--- Task requirements ---
Give back exactly the lines from the beginning of the listing below to the line holding "Chart.register(...registerables);", both ends included; the pictures stay out.

--- Collected material ---
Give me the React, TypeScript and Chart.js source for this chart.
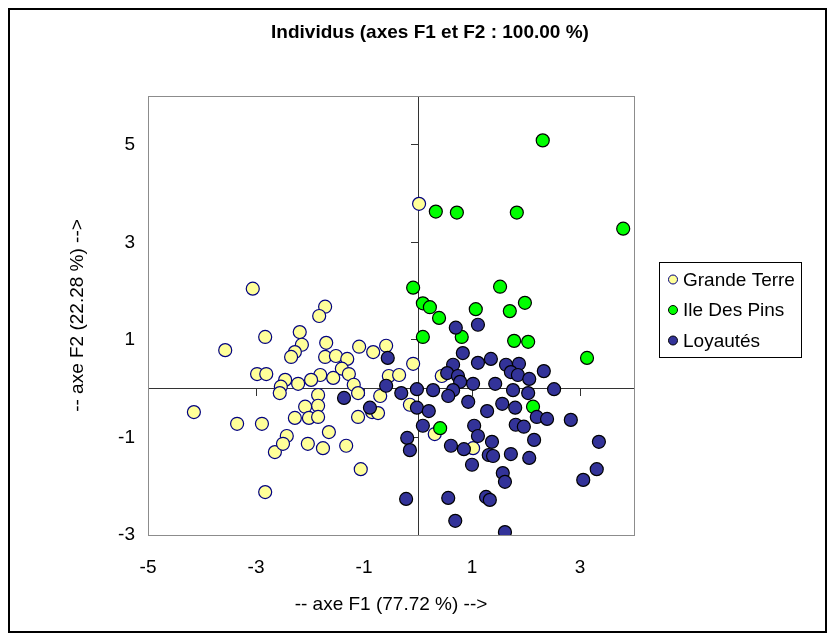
import React, { useEffect, useRef } from "react";
import { Chart, registerables } from "chart.js";

Chart.register(...registerables);

const chartTitle = "Individus (axes F1 et F2 : 100.00 %)";
const xAxisTitle = "-- axe F1 (77.72 %) -->";
const yAxisTitle = "-- axe F2 (22.28 %) -->";
const xTicks = [-5, -3, -1, 1, 3];
const yTicks = [-3, -1, 1, 3, 5];
const xRange = [-5, 4];
const yRange = [-3, 6];
const seriesNames = ["Grande Terre", "Ile Des Pins", "Loyautés"];

const grandeTerre: [number, number][] = [
  [0.02, 3.79], [-3.06, 2.05], [-2.83, 1.06], [-3.57, 0.79], [-2.98, 0.3], [-2.81, 0.3],
  [-4.15, -0.48], [-3.35, -0.72], [-2.89, -0.72], [-2.65, -1.3], [-2.83, -2.12], [-1.72, 1.68],
  [-1.83, 1.49], [-2.19, 1.16], [-2.15, 0.9], [-2.28, 0.75], [-2.35, 0.65], [-1.7, 0.94],
  [-1.72, 0.65], [-1.52, 0.67], [-1.31, 0.61], [-1.09, 0.86], [-0.83, 0.75], [-0.59, 0.88],
  [-1.41, 0.41], [-1.28, 0.3], [-1.57, 0.22], [-1.81, 0.28], [-1.98, 0.18], [-2.22, 0.1],
  [-2.46, 0.18], [-2.54, 0.04], [-2.56, -0.09], [-1.19, 0.08], [-1.11, -0.09], [-0.7, -0.15],
  [-0.54, 0.26], [-0.35, 0.28], [-0.09, 0.51], [-1.85, -0.13], [-1.85, -0.35], [-2.09, -0.37],
  [-2.02, -0.6], [-2.28, -0.6], [-1.85, -0.58], [-2.43, -0.97], [-2.5, -1.13], [-2.04, -1.13],
  [-0.85, -0.48], [-0.74, -0.5], [-1.11, -0.58], [-0.15, -0.33], [0.44, 0.26], [0.31, -0.93],
  [1.02, -1.22], [-1.06, -1.65], [-1.33, -1.17], [-1.65, -0.89], [-1.76, -1.22],
];

const ileDesPins: [number, number][] = [
  [2.31, 5.09], [0.33, 3.63], [0.72, 3.61], [1.83, 3.61], [3.8, 3.28], [-0.09, 2.07],
  [1.52, 2.09], [0.09, 1.75], [0.22, 1.67], [0.39, 1.45], [1.07, 1.63], [1.7, 1.59],
  [1.98, 1.76], [0.09, 1.06], [0.81, 1.06], [1.78, 0.98], [2.04, 0.96], [3.13, 0.63],
  [2.13, -0.37], [0.41, -0.81],
];

const loyautes: [number, number][] = [
  [0.7, 1.25], [1.11, 1.31], [0.83, 0.73], [0.65, 0.49], [0.54, 0.32], [1.11, 0.53],
  [1.35, 0.61], [0.74, 0.26], [0.78, 0.14], [1.02, 0.1], [0.65, -0.03], [1.43, 0.1],
  [-0.02, -0.01], [0.28, -0.03], [0.56, -0.15], [0.93, -0.27], [-0.02, -0.39], [0.2, -0.46],
  [1.28, -0.46], [1.56, -0.31], [0.09, -0.76], [1.04, -0.76], [1.11, -0.97], [-0.2, -1.01],
  [-0.15, -1.26], [0.61, -1.17], [0.85, -1.24], [1.37, -1.09], [1.0, -1.56], [1.31, -1.36],
  [1.39, -1.38], [1.72, -1.34], [2.15, -1.05], [2.06, -1.42], [3.35, -1.09], [3.31, -1.65],
  [3.06, -1.87], [1.57, -1.73], [1.61, -1.91], [-0.22, -2.26], [0.56, -2.24], [1.26, -2.22],
  [1.33, -2.28], [0.69, -2.71], [1.61, -2.94], [1.63, 0.49], [1.87, 0.51], [1.72, 0.34],
  [1.85, 0.28], [2.06, 0.2], [2.33, 0.36], [1.76, -0.03], [2.04, -0.09], [2.52, -0.01],
  [1.8, -0.39], [2.2, -0.58], [2.39, -0.62], [2.83, -0.64], [1.81, -0.74], [1.96, -0.78],
  [-0.56, 0.63], [-0.59, 0.06], [-0.31, -0.09], [-1.37, -0.19], [-0.89, -0.39],
];

const FONT = '"Liberation Sans", Arial, Helvetica, sans-serif';

export default function App() {
  const ref = useRef<HTMLCanvasElement>(null);

  useEffect(() => {
    if (!ref.current) return;
    const toPts = (a: [number, number][]) => a.map(([x, y]) => ({ x, y }));
    const setTicks = (vals: number[]) => (scale: any) => {
      scale.ticks = vals.map((v) => ({ value: v }));
    };

    const plotFrame = {
      id: "plotFrame",
      beforeDatasetsDraw(chart: any) {
        const { ctx, chartArea: a } = chart;
        ctx.save();
        ctx.strokeStyle = "#8c8c8c";
        ctx.lineWidth = 1;
        ctx.strokeRect(a.left + 0.5, a.top + 0.5, a.right - a.left, a.bottom - a.top);
        ctx.restore();
      },
    };

    const titleAndLegend = {
      id: "titleAndLegend",
      afterDraw(chart: any) {
        const { ctx, chartArea: a } = chart;
        ctx.save();
        ctx.fillStyle = "#000";
        ctx.font = `bold 19px ${FONT}`;
        ctx.textAlign = "center";
        ctx.textBaseline = "middle";
        ctx.fillText(chartTitle, chart.width / 2 + 12.5, 23);

        const left = a.right + 25;
        const top = (a.top + a.bottom) / 2 - 53.5;
        const w = 142;
        const h = 95;
        ctx.fillStyle = "#fff";
        ctx.fillRect(left, top, w, h);
        ctx.strokeStyle = "#000";
        ctx.lineWidth = 1;
        ctx.strokeRect(left + 0.5, top + 0.5, w, h);
        ctx.font = `19px ${FONT}`;
        ctx.textAlign = "left";
        chart.data.datasets.forEach((ds: any, i: number) => {
          const cy = top + 17.5 + i * 30.5;
          ctx.beginPath();
          ctx.arc(left + 14, cy, 4.5, 0, Math.PI * 2);
          ctx.fillStyle = ds.backgroundColor;
          ctx.fill();
          ctx.strokeStyle = ds.borderColor;
          ctx.lineWidth = 1;
          ctx.stroke();
          ctx.fillStyle = "#000";
          ctx.fillText(ds.label, left + 24, cy + 1);
        });
        ctx.restore();
      },
    };

    const tickFont = { size: 19, family: FONT };

    const chart = new Chart(ref.current, {
      type: "scatter",
      data: {
        datasets: [
          {
            label: seriesNames[0],
            data: toPts(grandeTerre),
            backgroundColor: "#FFFF99",
            borderColor: "#000080",
            borderWidth: 1.2,
            pointRadius: 6.5,
            pointHoverRadius: 6.5,
            order: 2,
            xAxisID: "x",
            yAxisID: "y",
          },
          {
            label: seriesNames[1],
            data: toPts(ileDesPins),
            backgroundColor: "#00FF00",
            borderColor: "#000000",
            borderWidth: 1.2,
            pointRadius: 6.5,
            pointHoverRadius: 6.5,
            order: 1,
            xAxisID: "x",
            yAxisID: "y",
          },
          {
            label: seriesNames[2],
            data: toPts(loyautes),
            backgroundColor: "#333399",
            borderColor: "#000000",
            borderWidth: 1.2,
            pointRadius: 6.5,
            pointHoverRadius: 6.5,
            order: 0,
            xAxisID: "x",
            yAxisID: "y",
          },
        ],
      },
      options: {
        animation: false,
        responsive: false,
        devicePixelRatio: 1,
        events: [],
        layout: { padding: { top: 86, right: 191, bottom: 0, left: 0 } },
        plugins: {
          legend: { display: false },
          title: { display: false },
          tooltip: { enabled: false },
        },
        scales: {
          x: {
            type: "linear",
            position: "bottom",
            min: xRange[0],
            max: xRange[1],
            afterBuildTicks: setTicks(xTicks),
            afterFit: (s: any) => {
              s.height = 96;
            },
            grid: { display: false },
            border: { display: false },
            ticks: { padding: 13, color: "#000", font: tickFont, callback: (v: any) => String(v) },
            title: {
              display: true,
              text: xAxisTitle,
              color: "#000",
              font: tickFont,
              padding: { top: 0, bottom: 15 },
            },
          },
          y: {
            type: "linear",
            position: "left",
            min: yRange[0],
            max: yRange[1],
            afterBuildTicks: setTicks(yTicks),
            afterFit: (s: any) => {
              s.width = 138;
            },
            grid: { display: false },
            border: { display: false },
            ticks: { padding: 5, color: "#000", font: tickFont, callback: (v: any) => String(v) },
            title: {
              display: true,
              text: yAxisTitle,
              color: "#000",
              font: tickFont,
              padding: { top: 56, bottom: 0 },
            },
          },
          x0: {
            type: "linear",
            axis: "x",
            position: { y: 0 },
            min: xRange[0],
            max: xRange[1],
            afterBuildTicks: setTicks(xTicks),
            ticks: { display: false },
            grid: { display: true, drawOnChartArea: false, drawTicks: true, tickLength: 7, color: "#333", lineWidth: 1 },
            border: { display: true, color: "#333", width: 1 },
          },
          y0: {
            type: "linear",
            axis: "y",
            position: { x: 0 },
            min: yRange[0],
            max: yRange[1],
            afterBuildTicks: setTicks(yTicks),
            ticks: { display: false },
            grid: { display: true, drawOnChartArea: false, drawTicks: true, tickLength: 7, color: "#333", lineWidth: 1 },
            border: { display: true, color: "#333", width: 1 },
          },
        },
      } as any,
      plugins: [plotFrame, titleAndLegend],
    });

    return () => chart.destroy();
  }, []);

  return (
    <div
      style={{
        width: 819,
        height: 625,
        border: "2px solid #000",
        boxSizing: "border-box",
        background: "#fff",
      }}
    >
      <canvas ref={ref} width={815} height={621} style={{ display: "block", width: 815, height: 621 }} />
    </div>
  );
}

--- Completed exercise ---
Give me the React, TypeScript and Chart.js source for this chart.
import React, { useEffect, useRef } from "react";
import { Chart, registerables } from "chart.js";

Chart.register(...registerables);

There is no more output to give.